LAHORE/KARACHI: Government allowed cotton imports from India to meet the growing appetite of key textile industry, though it slapped tough set of rules for consignments from the neighboring country, officials said on Thursday.
“Pakistan is likely to start issuing permit for import of cotton from India through land route in a next few days under new tough conditions that may not fully ease already imposed restrictions on trade,” an official said.
Pakistan, which is the world’s fourth largest cotton producing country, falls short of around four million bales a year to meet the local demand of nearly 16 million bales. Officials said a permit from the Department of Plant Protection of Pakistan’s food ministry is mandatory, under the new phytosanitary conditions, for import of unprocessed cotton, including raw or seed cotton, cotton lint, linters, cotton waste and cotton stuffing from India.
The National Plant Protection Organisation would inspect and test the consignments according to appropriate procedures and to ensure the goods are free from biosecurity pests. “The goods must be clean and free of contaminant seed, soil and plant debris and other bio-security risk material prior to arrival in Pakistan,” the department said in a letter.
Pakistan used to import 0.5 to 2.8 million bales from India in the past, but the government suspended the import last year because of some objection of the Department of Plant Protection.
Naseem Usman, chairman of Karachi Cotton Brokers Association expected an import of around 0.7 million bales from India this year. Usman said textile mills have signed import contracts of 1.8 million bales from countries, including US, Brazil, South Africa and Middle East.
Ihsanul Haq, chairman of Pakistan Cotton Ginners Forum, however, said the new conditions would not help in fully restoring cotton trade between the two countries. A senior textile ministry’s official, defending the government’s move, said tough conditions are indispensable to protect any threat to local cotton crop. “Due to flawed cotton ginning process in India, it has been observed that cotton seed was also found in the imported consignments,” he said, requesting anonymity. “This seed may contain diseases and also carry eggs of various insects and pests. So, it is important to allow import of cotton after going through all phytosanitary requirements.”
Usman argued that Indian cotton is good in quality, “while it would be convenient for us to buy from India, as delivery time is short and price is feasible.” Haq agreed that the cotton prices would also fall in the local market following the import from the neighbouring country.
Textile mills have been long demanding restoration of cotton import from India, the world’s second biggest cotton producer, to meet shortfall in local production.
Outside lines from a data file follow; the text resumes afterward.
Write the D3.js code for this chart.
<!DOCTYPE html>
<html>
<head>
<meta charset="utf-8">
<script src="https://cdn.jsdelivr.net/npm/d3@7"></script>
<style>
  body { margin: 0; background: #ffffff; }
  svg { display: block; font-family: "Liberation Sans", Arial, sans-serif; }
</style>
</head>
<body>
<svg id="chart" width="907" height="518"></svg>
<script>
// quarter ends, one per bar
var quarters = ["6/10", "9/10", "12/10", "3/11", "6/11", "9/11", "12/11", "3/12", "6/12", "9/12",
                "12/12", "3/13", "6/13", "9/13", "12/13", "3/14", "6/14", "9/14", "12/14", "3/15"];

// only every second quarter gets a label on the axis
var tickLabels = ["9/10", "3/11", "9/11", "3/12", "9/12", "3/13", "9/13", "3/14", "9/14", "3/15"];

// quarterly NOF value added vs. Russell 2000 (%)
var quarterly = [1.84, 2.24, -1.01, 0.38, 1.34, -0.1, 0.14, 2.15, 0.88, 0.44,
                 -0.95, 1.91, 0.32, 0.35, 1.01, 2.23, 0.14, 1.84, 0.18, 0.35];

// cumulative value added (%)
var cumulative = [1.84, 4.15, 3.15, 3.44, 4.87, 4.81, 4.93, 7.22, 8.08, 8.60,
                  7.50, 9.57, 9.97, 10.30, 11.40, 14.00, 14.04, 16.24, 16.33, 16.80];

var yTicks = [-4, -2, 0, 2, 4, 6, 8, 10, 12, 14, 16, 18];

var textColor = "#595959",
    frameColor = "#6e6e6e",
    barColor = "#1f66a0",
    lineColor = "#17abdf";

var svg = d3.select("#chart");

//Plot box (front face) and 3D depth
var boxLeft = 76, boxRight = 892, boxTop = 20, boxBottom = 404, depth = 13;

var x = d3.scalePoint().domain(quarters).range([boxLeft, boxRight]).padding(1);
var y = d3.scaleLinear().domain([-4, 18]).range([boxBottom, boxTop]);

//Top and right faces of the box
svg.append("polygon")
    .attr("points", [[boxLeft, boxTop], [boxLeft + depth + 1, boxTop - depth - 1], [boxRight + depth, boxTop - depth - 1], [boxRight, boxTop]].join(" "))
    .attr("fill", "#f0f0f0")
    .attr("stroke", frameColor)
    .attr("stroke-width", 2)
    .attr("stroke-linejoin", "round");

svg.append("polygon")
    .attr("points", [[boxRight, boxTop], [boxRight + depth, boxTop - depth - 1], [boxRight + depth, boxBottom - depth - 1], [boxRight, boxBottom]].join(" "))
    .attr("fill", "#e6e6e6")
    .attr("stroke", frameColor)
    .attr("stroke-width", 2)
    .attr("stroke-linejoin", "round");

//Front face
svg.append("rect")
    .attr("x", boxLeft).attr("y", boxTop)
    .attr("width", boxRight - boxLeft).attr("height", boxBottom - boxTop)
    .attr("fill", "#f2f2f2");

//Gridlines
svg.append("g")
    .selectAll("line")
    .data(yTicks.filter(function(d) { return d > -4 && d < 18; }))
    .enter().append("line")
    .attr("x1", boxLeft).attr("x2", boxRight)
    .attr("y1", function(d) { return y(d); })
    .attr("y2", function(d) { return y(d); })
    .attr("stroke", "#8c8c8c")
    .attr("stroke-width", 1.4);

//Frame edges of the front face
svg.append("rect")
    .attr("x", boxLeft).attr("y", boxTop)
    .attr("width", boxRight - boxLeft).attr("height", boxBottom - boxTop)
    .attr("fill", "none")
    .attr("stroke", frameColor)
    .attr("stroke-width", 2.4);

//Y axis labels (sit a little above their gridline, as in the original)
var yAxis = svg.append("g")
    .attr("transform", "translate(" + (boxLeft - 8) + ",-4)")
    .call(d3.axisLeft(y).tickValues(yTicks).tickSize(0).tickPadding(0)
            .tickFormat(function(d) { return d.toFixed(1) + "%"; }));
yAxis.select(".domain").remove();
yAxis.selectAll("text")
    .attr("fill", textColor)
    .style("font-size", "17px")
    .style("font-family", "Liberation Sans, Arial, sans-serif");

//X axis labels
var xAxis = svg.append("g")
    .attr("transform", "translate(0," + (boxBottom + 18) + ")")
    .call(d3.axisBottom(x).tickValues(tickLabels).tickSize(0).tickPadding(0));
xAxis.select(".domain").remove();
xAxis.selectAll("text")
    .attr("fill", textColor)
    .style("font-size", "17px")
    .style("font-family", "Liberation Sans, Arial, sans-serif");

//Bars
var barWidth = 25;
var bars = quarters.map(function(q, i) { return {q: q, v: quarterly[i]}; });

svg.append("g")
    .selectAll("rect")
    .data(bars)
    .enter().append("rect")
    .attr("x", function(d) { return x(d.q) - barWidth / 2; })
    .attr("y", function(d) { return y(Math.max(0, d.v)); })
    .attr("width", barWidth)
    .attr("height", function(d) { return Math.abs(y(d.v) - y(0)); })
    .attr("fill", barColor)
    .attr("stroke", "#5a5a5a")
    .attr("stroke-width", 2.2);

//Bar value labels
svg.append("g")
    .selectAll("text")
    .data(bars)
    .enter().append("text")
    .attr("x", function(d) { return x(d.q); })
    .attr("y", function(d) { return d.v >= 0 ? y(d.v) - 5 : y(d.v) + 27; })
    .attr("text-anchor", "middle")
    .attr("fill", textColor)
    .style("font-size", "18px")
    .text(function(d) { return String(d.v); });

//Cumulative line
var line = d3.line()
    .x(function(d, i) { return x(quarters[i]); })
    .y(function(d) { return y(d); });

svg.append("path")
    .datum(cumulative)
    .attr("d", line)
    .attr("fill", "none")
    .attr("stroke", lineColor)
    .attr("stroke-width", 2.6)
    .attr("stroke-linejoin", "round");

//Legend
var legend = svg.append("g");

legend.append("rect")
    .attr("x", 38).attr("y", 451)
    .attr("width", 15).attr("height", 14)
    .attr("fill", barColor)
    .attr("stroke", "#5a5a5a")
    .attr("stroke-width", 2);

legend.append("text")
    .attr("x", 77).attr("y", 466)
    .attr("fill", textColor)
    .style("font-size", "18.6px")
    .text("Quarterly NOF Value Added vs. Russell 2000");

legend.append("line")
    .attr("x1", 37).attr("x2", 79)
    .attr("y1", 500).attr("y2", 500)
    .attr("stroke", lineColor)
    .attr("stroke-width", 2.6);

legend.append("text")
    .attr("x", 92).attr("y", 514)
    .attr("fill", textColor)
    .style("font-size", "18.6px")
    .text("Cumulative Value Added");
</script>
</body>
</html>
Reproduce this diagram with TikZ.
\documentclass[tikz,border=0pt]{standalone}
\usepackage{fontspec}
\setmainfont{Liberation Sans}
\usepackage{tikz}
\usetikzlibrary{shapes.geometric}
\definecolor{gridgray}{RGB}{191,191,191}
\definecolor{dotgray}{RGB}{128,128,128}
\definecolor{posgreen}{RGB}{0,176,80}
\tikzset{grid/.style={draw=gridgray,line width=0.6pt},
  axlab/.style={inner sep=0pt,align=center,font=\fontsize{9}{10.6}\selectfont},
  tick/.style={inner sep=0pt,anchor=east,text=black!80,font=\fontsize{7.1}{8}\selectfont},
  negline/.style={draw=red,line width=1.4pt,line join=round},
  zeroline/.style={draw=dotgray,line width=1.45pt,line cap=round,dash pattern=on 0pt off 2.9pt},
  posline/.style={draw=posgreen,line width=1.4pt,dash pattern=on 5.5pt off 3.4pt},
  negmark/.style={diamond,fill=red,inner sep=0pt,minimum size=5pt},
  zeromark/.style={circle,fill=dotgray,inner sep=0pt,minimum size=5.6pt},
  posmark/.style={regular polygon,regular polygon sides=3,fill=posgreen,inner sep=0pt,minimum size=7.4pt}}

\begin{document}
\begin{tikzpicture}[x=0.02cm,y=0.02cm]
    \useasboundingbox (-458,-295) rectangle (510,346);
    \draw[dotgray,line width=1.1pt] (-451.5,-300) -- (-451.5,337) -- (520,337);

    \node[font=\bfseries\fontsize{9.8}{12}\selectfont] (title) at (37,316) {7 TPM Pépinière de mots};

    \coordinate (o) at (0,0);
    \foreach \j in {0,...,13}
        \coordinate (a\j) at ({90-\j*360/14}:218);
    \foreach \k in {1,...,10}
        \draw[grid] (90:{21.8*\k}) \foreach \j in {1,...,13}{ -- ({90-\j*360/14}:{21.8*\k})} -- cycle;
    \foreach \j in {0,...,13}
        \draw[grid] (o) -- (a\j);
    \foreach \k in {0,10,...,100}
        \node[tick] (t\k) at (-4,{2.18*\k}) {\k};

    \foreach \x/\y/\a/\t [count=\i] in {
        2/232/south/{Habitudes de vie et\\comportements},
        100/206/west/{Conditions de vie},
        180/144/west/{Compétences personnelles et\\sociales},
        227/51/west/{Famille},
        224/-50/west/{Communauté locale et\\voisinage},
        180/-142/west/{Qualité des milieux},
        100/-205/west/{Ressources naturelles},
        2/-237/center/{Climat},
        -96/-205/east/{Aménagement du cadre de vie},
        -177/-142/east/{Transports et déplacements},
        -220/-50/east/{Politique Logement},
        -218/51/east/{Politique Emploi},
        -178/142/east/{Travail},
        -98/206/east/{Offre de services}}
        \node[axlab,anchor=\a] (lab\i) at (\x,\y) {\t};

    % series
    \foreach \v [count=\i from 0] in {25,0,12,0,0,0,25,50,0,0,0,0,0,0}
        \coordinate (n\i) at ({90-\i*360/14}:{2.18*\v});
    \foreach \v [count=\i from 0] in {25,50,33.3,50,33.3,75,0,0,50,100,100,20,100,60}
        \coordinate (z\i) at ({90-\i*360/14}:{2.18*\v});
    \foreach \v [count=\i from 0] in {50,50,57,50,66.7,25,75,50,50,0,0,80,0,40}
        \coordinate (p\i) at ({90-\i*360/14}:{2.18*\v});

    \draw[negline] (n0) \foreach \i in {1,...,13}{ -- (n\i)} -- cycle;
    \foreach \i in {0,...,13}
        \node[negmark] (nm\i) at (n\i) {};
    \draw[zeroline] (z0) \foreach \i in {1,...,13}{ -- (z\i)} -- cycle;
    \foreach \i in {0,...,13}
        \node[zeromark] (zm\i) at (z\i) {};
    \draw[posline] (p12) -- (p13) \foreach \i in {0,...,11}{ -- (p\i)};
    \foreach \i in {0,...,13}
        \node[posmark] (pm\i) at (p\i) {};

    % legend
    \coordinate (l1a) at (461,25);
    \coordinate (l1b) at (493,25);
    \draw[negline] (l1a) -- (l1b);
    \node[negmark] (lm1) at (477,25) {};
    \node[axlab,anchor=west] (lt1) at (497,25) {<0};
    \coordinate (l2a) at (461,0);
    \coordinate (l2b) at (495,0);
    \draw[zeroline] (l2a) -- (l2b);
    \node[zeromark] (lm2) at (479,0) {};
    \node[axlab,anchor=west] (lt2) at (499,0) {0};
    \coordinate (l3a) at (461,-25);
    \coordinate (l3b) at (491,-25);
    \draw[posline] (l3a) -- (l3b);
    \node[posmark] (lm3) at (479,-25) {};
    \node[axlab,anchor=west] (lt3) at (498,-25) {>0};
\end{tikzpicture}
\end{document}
All Pakistan Textile Mills Association (Aptma) also urged the government to immediately notify withdrawal of four percent customs duty and five percent sales tax and other non-tariff restrictions on import of cotton to enable the industry to meet its export commitments.
An Aptma official said the government should remove phytosanitary restrictions. The official said the government pledged to withdraw the import restrictions in the Prime Minister Trade Enhancement package in January. The department further said an Indian consignment arrived without valid import permit and phytosanitary certificate would be destroyed or deported.
“The department reserves the right, if considered necessary to cancel the import permit even after issuance on detection of bio-security pests/risks or any other violation of import conditions,” it said. The department further said non-commodity concerns must be assessed, including container cleanliness, packaging and destination concerns, “and may be subject to inspection and treatment on arrival.”